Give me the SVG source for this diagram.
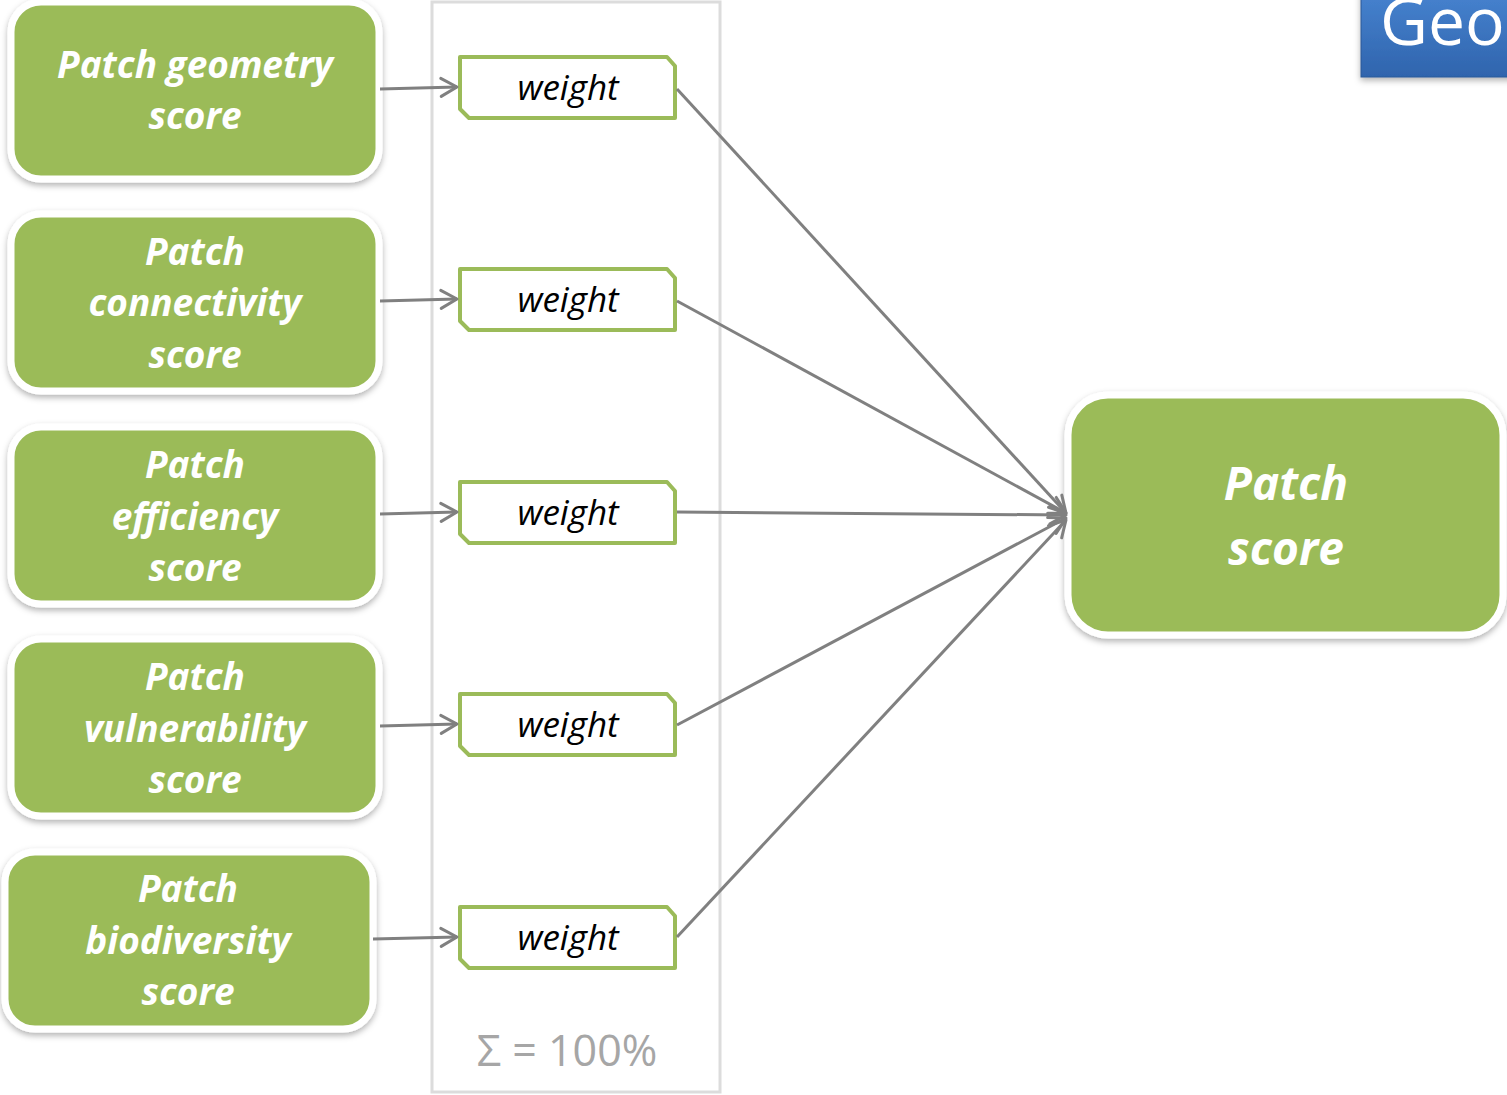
* * *
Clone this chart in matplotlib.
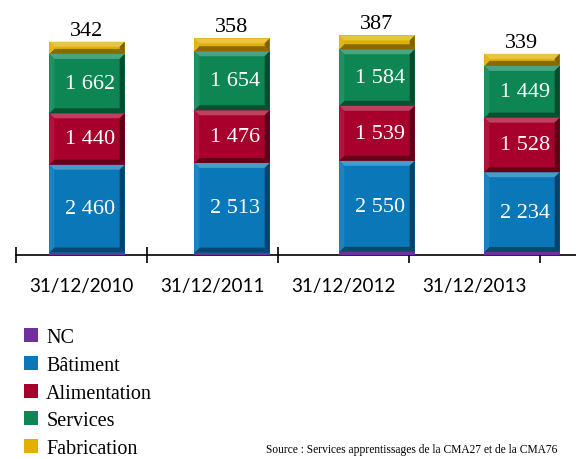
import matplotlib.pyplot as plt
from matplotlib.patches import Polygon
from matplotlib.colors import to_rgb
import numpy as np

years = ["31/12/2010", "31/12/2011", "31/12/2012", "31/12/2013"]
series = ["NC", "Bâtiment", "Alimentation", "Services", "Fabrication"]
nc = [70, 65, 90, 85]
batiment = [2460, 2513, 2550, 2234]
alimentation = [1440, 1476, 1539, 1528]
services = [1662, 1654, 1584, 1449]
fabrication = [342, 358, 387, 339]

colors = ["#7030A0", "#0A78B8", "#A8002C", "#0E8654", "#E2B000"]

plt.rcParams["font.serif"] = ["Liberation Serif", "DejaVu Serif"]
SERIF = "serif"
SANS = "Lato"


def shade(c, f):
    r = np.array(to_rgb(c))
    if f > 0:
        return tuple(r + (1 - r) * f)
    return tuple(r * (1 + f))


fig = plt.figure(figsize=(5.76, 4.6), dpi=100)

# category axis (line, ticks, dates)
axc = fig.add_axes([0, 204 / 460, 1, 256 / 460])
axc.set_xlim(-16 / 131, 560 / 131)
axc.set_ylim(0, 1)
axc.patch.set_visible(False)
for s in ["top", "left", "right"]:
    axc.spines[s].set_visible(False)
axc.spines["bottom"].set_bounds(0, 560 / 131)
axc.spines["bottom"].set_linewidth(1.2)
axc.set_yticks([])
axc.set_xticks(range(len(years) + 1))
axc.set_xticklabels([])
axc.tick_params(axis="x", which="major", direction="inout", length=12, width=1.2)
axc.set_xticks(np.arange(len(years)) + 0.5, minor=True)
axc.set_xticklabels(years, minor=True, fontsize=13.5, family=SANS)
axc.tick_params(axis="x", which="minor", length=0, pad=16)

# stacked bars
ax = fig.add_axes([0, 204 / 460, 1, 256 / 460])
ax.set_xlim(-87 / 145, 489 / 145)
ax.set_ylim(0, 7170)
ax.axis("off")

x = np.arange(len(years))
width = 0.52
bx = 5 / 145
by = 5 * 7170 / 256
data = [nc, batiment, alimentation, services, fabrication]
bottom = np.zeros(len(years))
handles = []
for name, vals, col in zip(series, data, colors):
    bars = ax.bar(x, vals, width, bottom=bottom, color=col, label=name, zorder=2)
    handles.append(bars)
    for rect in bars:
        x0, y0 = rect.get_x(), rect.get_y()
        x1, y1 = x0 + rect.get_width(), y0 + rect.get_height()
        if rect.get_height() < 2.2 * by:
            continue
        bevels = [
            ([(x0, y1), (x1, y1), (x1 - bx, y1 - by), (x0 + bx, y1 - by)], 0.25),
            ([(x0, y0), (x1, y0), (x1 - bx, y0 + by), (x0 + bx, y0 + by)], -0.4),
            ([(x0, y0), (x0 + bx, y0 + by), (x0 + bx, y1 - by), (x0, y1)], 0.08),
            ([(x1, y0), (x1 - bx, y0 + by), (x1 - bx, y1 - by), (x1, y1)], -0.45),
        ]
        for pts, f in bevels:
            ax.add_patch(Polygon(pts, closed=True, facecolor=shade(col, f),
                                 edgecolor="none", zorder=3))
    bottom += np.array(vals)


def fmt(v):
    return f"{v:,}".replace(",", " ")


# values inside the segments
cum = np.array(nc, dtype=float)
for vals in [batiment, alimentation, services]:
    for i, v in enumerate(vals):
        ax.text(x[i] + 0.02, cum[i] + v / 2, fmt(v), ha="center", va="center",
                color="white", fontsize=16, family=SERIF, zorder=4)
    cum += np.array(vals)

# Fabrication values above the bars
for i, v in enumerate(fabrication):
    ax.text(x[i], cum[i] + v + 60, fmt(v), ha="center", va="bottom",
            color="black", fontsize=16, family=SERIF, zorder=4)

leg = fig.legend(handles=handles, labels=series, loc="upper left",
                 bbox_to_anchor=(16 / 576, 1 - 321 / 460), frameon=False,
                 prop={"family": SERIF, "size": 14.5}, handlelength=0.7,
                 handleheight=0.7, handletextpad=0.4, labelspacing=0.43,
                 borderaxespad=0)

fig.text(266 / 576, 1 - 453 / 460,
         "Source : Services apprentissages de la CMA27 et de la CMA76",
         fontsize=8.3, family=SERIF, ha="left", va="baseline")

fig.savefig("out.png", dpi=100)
--
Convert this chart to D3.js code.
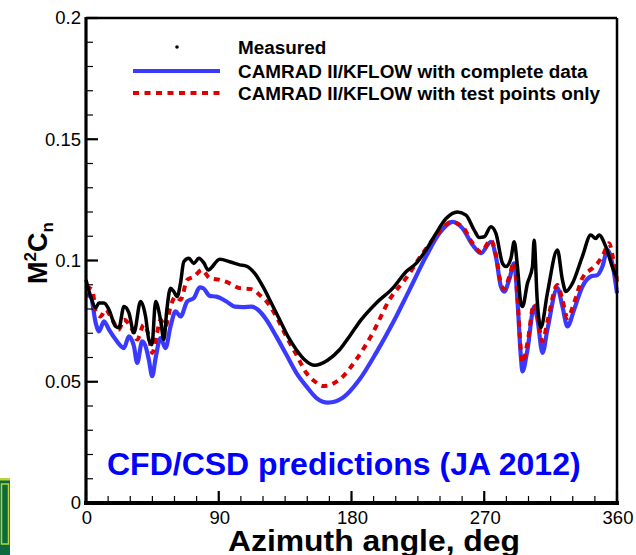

Required work:
Copy every line above in which the string "chart" shows up.

Result for this task:
Clone this chart in matplotlib.
Convert this chart to D3.js code.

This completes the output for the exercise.